GIVEN ENTRIES:

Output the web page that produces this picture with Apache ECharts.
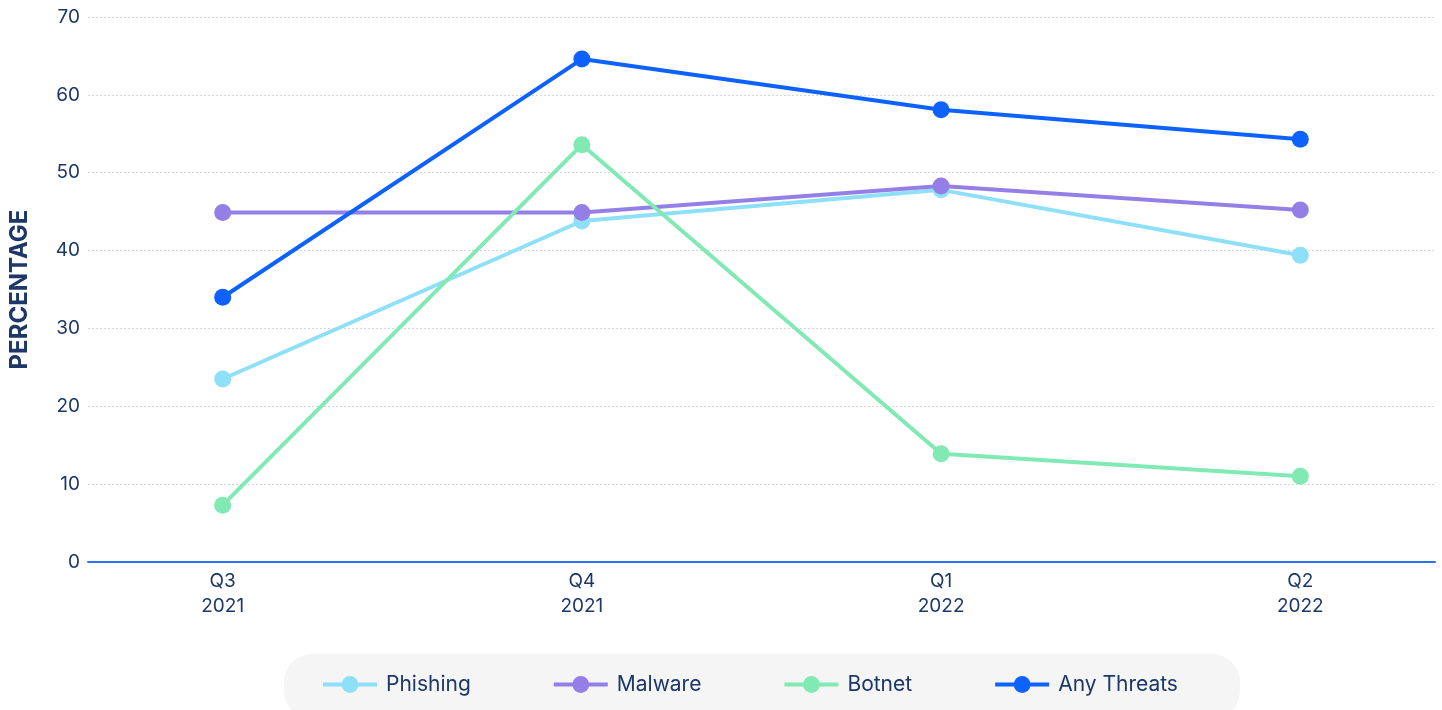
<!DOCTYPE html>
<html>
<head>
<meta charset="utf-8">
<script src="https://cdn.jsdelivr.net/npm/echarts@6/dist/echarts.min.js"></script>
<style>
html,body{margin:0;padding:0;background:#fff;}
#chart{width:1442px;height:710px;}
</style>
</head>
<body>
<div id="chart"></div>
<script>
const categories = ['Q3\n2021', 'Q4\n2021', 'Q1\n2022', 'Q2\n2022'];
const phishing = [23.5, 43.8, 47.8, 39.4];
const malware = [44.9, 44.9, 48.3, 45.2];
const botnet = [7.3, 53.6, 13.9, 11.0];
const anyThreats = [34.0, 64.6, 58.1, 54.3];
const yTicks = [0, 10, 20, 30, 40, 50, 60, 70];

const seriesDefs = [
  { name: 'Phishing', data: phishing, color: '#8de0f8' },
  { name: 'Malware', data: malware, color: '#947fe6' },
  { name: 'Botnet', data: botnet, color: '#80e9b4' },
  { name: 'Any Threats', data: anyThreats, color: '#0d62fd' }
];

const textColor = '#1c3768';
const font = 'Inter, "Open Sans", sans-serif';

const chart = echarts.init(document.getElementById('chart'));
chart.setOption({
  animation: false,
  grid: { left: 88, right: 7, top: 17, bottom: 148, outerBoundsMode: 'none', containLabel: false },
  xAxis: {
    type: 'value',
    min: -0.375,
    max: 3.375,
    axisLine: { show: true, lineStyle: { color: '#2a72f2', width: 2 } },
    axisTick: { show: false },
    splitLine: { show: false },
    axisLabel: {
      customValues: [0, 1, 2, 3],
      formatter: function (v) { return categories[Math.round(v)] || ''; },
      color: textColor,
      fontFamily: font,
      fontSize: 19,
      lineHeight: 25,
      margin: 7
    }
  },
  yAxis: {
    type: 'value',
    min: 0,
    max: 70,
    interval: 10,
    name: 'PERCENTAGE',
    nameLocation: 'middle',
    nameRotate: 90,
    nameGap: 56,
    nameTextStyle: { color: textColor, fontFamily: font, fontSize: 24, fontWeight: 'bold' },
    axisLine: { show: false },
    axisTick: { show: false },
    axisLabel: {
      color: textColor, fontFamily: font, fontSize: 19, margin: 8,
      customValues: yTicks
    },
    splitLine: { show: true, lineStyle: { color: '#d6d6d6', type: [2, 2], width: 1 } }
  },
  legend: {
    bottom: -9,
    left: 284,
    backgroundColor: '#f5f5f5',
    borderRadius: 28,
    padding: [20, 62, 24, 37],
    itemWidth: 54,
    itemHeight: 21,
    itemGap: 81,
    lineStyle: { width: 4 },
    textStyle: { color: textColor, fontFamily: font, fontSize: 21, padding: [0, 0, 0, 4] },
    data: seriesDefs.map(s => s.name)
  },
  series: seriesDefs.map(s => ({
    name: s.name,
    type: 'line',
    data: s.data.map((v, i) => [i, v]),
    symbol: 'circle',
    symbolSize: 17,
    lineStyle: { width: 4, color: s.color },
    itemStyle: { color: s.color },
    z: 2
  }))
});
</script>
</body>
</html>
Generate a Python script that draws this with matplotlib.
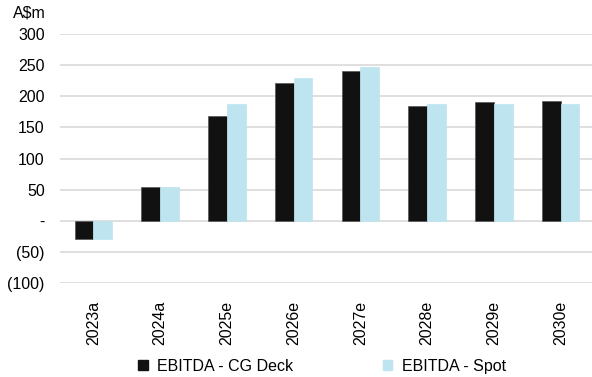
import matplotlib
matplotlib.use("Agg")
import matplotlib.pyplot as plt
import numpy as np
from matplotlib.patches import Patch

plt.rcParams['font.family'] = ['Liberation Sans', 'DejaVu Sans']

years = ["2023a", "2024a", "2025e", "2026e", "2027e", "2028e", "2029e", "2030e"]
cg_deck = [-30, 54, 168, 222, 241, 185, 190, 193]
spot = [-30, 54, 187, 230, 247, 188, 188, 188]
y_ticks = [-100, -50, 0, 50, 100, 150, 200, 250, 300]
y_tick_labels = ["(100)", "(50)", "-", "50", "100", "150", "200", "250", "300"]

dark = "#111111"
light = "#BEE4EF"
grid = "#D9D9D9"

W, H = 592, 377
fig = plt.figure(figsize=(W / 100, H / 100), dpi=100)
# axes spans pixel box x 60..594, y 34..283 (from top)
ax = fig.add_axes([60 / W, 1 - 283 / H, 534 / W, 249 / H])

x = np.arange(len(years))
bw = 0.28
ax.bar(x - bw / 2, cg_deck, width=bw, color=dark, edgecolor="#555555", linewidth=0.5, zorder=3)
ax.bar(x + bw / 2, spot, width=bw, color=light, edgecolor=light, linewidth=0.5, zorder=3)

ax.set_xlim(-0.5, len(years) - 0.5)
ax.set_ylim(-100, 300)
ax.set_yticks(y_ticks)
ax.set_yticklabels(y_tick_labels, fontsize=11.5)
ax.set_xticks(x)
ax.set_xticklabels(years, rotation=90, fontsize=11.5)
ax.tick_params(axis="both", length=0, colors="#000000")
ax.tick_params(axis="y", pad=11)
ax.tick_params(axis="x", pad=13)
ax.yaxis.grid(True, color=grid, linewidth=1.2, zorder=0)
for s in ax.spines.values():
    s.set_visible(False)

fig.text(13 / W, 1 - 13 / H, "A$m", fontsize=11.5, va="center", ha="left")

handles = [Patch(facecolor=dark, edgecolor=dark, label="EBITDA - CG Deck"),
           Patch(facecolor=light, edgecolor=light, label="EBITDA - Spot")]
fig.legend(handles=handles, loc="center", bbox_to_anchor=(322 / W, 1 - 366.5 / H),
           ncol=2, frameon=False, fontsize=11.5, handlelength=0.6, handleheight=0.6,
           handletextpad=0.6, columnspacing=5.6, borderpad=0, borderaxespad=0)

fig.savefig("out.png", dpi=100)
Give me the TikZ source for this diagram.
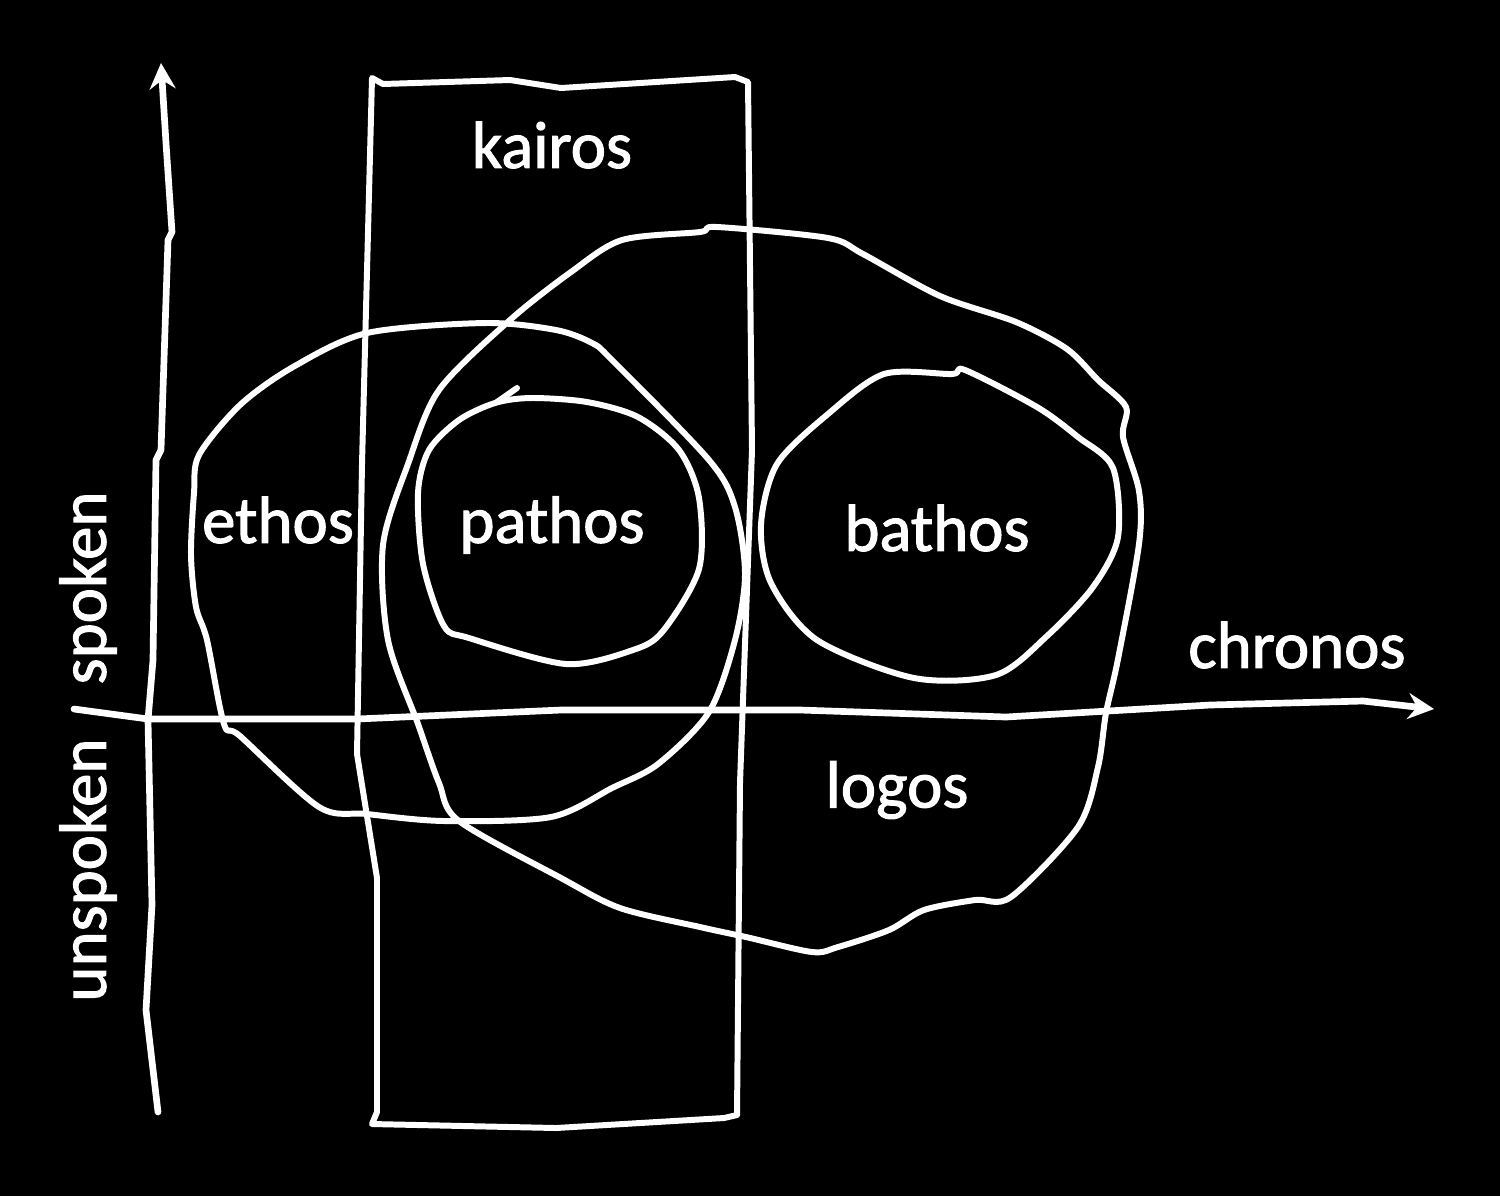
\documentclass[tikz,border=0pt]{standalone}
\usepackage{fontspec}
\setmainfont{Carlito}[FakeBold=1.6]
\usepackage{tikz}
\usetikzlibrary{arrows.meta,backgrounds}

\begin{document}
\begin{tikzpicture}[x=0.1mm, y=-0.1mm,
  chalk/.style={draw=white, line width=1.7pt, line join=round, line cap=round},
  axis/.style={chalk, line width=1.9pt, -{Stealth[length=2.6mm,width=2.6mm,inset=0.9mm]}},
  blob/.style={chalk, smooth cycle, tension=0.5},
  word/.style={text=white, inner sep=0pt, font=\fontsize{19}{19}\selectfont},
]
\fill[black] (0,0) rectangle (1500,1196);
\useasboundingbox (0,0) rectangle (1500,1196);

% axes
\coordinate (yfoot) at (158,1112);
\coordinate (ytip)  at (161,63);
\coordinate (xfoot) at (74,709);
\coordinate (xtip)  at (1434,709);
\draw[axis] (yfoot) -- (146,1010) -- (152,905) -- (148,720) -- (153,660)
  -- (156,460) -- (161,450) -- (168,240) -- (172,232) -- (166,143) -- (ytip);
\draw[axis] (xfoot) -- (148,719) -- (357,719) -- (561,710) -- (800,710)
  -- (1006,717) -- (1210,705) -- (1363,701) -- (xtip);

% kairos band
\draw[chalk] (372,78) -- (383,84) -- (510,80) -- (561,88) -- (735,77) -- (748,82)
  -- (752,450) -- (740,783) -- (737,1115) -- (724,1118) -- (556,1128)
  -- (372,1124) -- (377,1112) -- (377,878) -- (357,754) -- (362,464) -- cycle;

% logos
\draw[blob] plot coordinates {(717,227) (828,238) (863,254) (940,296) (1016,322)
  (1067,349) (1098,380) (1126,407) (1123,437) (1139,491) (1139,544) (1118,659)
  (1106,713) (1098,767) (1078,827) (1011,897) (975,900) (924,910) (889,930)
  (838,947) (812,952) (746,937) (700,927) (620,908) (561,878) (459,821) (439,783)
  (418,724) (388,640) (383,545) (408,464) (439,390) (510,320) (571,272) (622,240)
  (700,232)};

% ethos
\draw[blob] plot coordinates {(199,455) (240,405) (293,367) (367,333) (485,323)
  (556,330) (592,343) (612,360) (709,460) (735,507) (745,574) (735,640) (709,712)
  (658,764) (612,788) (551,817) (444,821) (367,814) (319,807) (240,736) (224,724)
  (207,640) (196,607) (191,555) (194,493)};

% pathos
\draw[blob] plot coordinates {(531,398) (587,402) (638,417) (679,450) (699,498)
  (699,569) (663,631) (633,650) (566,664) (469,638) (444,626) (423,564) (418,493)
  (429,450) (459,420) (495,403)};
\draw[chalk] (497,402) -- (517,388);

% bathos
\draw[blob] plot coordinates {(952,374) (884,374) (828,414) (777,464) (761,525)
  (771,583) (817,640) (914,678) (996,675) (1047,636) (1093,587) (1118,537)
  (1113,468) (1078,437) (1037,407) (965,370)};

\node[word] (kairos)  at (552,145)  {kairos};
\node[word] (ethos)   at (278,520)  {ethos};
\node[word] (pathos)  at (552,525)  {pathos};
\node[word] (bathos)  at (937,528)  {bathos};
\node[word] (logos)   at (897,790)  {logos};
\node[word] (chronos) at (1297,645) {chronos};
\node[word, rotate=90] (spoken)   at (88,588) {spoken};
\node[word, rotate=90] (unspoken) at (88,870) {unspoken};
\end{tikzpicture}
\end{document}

THE PROBLEM:
Report only how many lines of the listing hold the word "that".

THE RESPONSE:
2